In many SF novels, alien flaws would lead to a proclamation of human superiority. In this book, the author makes it clear that humans have their own crippling flaws. Disfunction all round, which is rather sad. 

Relationships in this work appear to be come in two flavours — abusive or doomed. Mass extinction may be the least bad outcome for all. 

In sum: this book is competently written but depressing on essentially every level. Humanity will likely die at Pequod hands. So will the Pequod, as they perfect themselves into extinction. Both groups seem to deserve what’s coming. As for the protagonist: Cora’s personal relationships are also disastrous; she is given to contemplating self-harm. Nevertheless, the characters, despite having been dealt terrible hands, do their best to prevail in the short term, even though this seems utterly pointless in the long run.

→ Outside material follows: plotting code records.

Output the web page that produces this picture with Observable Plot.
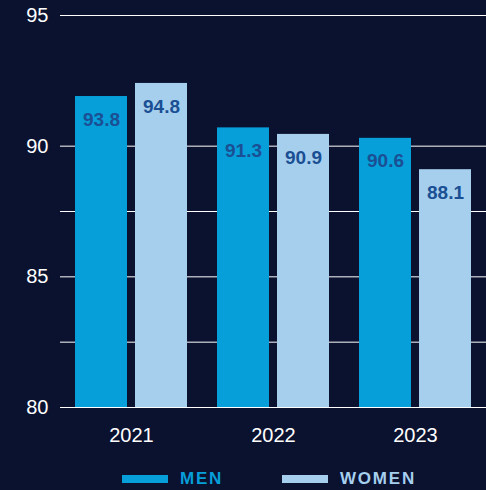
<!DOCTYPE html>
<html>
<head>
<meta charset="utf-8">
<script src="https://cdn.jsdelivr.net/npm/d3@7"></script>
<script src="https://cdn.jsdelivr.net/npm/@observablehq/plot@0.6"></script>
<style>
  html, body { margin: 0; padding: 0; background: #0a1230; }
  body { width: 486px; height: 490px; position: relative; overflow: hidden; font-family: "Liberation Sans", Arial, Helvetica, sans-serif; }
  #chart svg { display: block; }
  .legend { position: absolute; left: 0; top: 467px; width: 486px; height: 24px; }
  .sw { position: absolute; top: 8px; width: 46px; height: 8px; }
  .lb { position: absolute; top: 0; font-size: 17px; font-weight: bold; letter-spacing: 1.8px; line-height: 24px; }
</style>
</head>
<body>
<div id="chart"></div>
<div class="legend" id="legend"></div>
<script>
const years = ["2021", "2022", "2023"];
const sexes = ["MEN", "WOMEN"];
// bar heights as drawn in the picture
const menBar = [91.9, 90.7, 90.3];
const womenBar = [92.4, 90.45, 89.1];
// printed value labels
const menLabel = ["93.8", "91.3", "90.6"];
const womenLabel = ["94.8", "90.9", "88.1"];
const yTicks = [80, 85, 90, 95];
const gridLines = [80, 82.5, 85, 87.5, 90, 95];
const colors = ["#069fda", "#a6cfee"];

const data = [];
years.forEach((y, i) => {
  data.push({year: y, sex: sexes[0], value: menBar[i], label: menLabel[i]});
  data.push({year: y, sex: sexes[1], value: womenBar[i], label: womenLabel[i]});
});

const chart = Plot.plot({
  width: 486,
  height: 455,
  marginLeft: 60,
  marginRight: 0,
  marginTop: 15,
  marginBottom: 48,
  style: {background: "transparent", color: "#ffffff", fontFamily: "'Liberation Sans', Arial, Helvetica, sans-serif", fontSize: "20px"},
  fx: {domain: years, padding: 0, label: null, tickSize: 0, tickPadding: 20, axis: "bottom"},
  x: {domain: sexes, paddingInner: 0.131, paddingOuter: 0.23, axis: null},
  y: {domain: [80, 95], ticks: yTicks, tickSize: 0, tickPadding: 12, label: null, tickFormat: d => String(d)},
  color: {domain: sexes, range: colors},
  marks: [
    Plot.ruleY(gridLines, {stroke: "#ffffff", strokeWidth: 1}),
    Plot.barY(data, {fx: "year", x: "sex", y1: 80, y2: "value", fill: "sex"}),
    Plot.text(data, {fx: "year", x: "sex", y: "value", text: "label", dy: 23, fill: "#1b4f94", fontWeight: "bold", fontSize: 19})
  ]
});
document.getElementById("chart").appendChild(chart);

const legend = document.getElementById("legend");
const swX = [122, 282];
sexes.forEach((s, i) => {
  const sw = document.createElement("div");
  sw.className = "sw";
  sw.style.left = swX[i] + "px";
  sw.style.background = colors[i];
  legend.appendChild(sw);
  const lb = document.createElement("div");
  lb.className = "lb";
  lb.style.left = (swX[i] + 58) + "px";
  lb.style.color = colors[i];
  lb.textContent = s;
  legend.appendChild(lb);
});
</script>
</body>
</html>
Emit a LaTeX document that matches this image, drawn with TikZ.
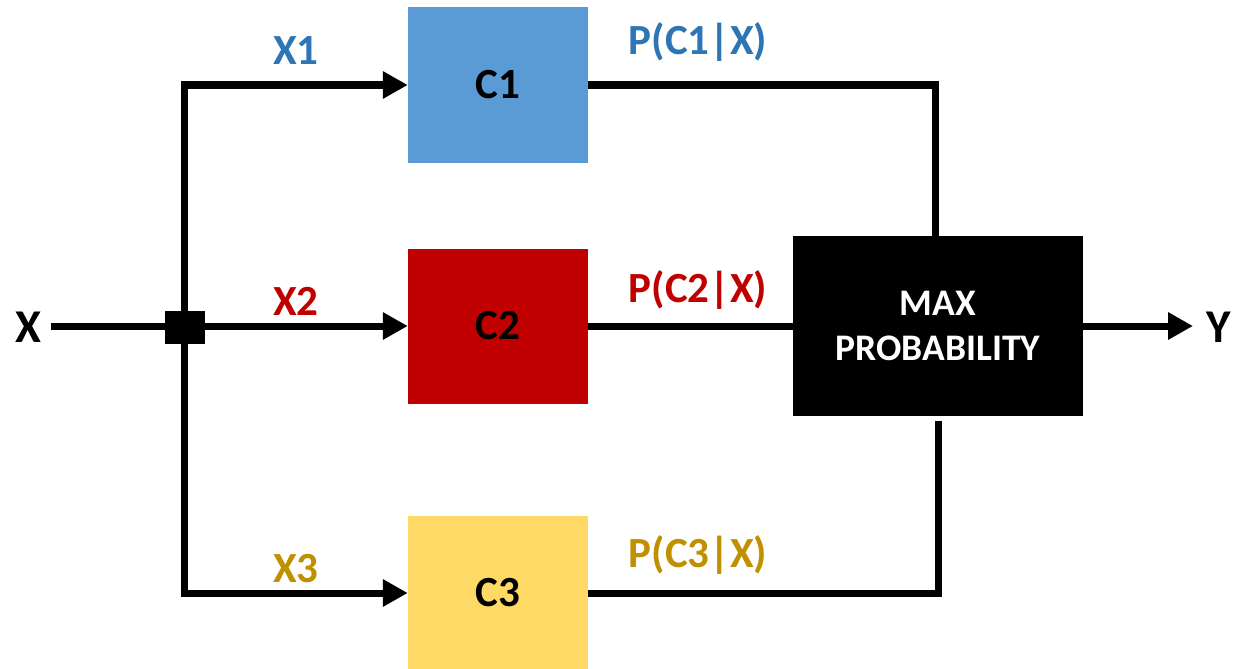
\documentclass[tikz,border=0pt]{standalone}
\usepackage{fontspec}
\setmainfont{Carlito}
\usetikzlibrary{arrows.meta}
\definecolor{boxblue}{HTML}{5B9BD5}
\definecolor{txtblue}{HTML}{2E75B6}
\definecolor{boxred}{HTML}{C00000}
\definecolor{boxgold}{HTML}{FFD966}
\definecolor{txtgold}{HTML}{BF9000}
\begin{document}
\begin{tikzpicture}[x=1pt,y=-1pt,
  wire/.style={line width=7pt,line join=miter},
  arr/.style={wire,-{Triangle[length=25pt,width=26pt]}},
  clf/.style={minimum width=180pt,minimum height=155pt,inner sep=0pt,
    font=\fontsize{43}{50}\selectfont\bfseries},
  inlbl/.style={anchor=base,inner sep=0pt,font=\fontsize{43}{50}\selectfont\bfseries},
  io/.style={anchor=base,inner sep=0pt,font=\fontsize{47}{54}\selectfont\bfseries}]
\useasboundingbox (0,0) rectangle (1237,669);
% boxes
\node[clf,fill=boxblue] (c1) at (498,85) {C1};
\node[clf,fill=boxred] (c2) at (498,326) {C2};
\node[clf,fill=boxgold] (c3) at (498,593) {C3};
\node[fill=black,text=white,minimum width=290pt,minimum height=180pt,inner sep=0pt,
  align=center,font=\fontsize{37.5}{45}\selectfont\bfseries] (mp) at (938,326) {MAX\\PROBABILITY};
% input/output
\node[io] (x) at (28.5,342) {X};
\node[io] (y) at (1219,342) {Y};
\coordinate (xs) at (51,326);
\coordinate (ye) at (1193,326);
\node[fill=black,minimum width=40pt,minimum height=33pt,inner sep=0pt] (j) at (185,327) {};
\coordinate (jt) at (184,85);
\coordinate (jb) at (184,593);
\coordinate (tr) at (935,85);
\coordinate (br) at (938,593);
\coordinate (bt) at (938,421);
% connectors
\draw[arr] (xs) -- (c2.west);
\draw[arr] (jt |- j.center) -- (jt) -- (c1.west);
\draw[arr] (jb |- j.center) -- (jb) -- (c3.west);
\draw[wire] (c1.east) -- (tr) -- (tr |- mp.north);
\draw[wire] (c2.east) -- (mp.west);
\draw[wire] (c3.east) -- (br) -- (bt);
\draw[arr] (mp.east) -- (ye);
% labels
\node[inlbl,text=txtblue] (l1) at (296,65) {X1};
\node[inlbl,text=boxred] (l2) at (296,315) {X2};
\node[inlbl,text=txtgold] (l3) at (296,582) {X3};
\node[inlbl,text=txtblue] (p1) at (698,55) {P(C1|X)};
\node[inlbl,text=boxred] (p2) at (698,302) {P(C2|X)};
\node[inlbl,text=txtgold] (p3) at (698,567) {P(C3|X)};
\end{tikzpicture}
\end{document}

Which I guess is if not heartening, is at least heartening adjacent? At least to people who are depressed. 

I am not convinced this series is headed anywhere I care to follow, but I’ve read two thirds of the series so I guess I will have to ride it out to the end.

Truth of the Divine is available here (Amazon US), here (Amazon Canada), here (Amazon UK), here (Barnes & Noble), here (Book Depository), and here (Chapters-Indigo).

1: You may ask how exactly does it make any sense to treat a group of arrogant, touchy aliens known to be armed with weapons beyond human ken as second-rate persons? Hasn’t it occurred to any of the humans that the aliens, if provoked, could exterminate our species without too much trouble?” Look over there! The Winged Victory of Samothrace! 

2: The aliens have the tech for relativistic starflight. If they also have the tech for faster-than-light communication … well, there’s the possibility that this will make for causal violations.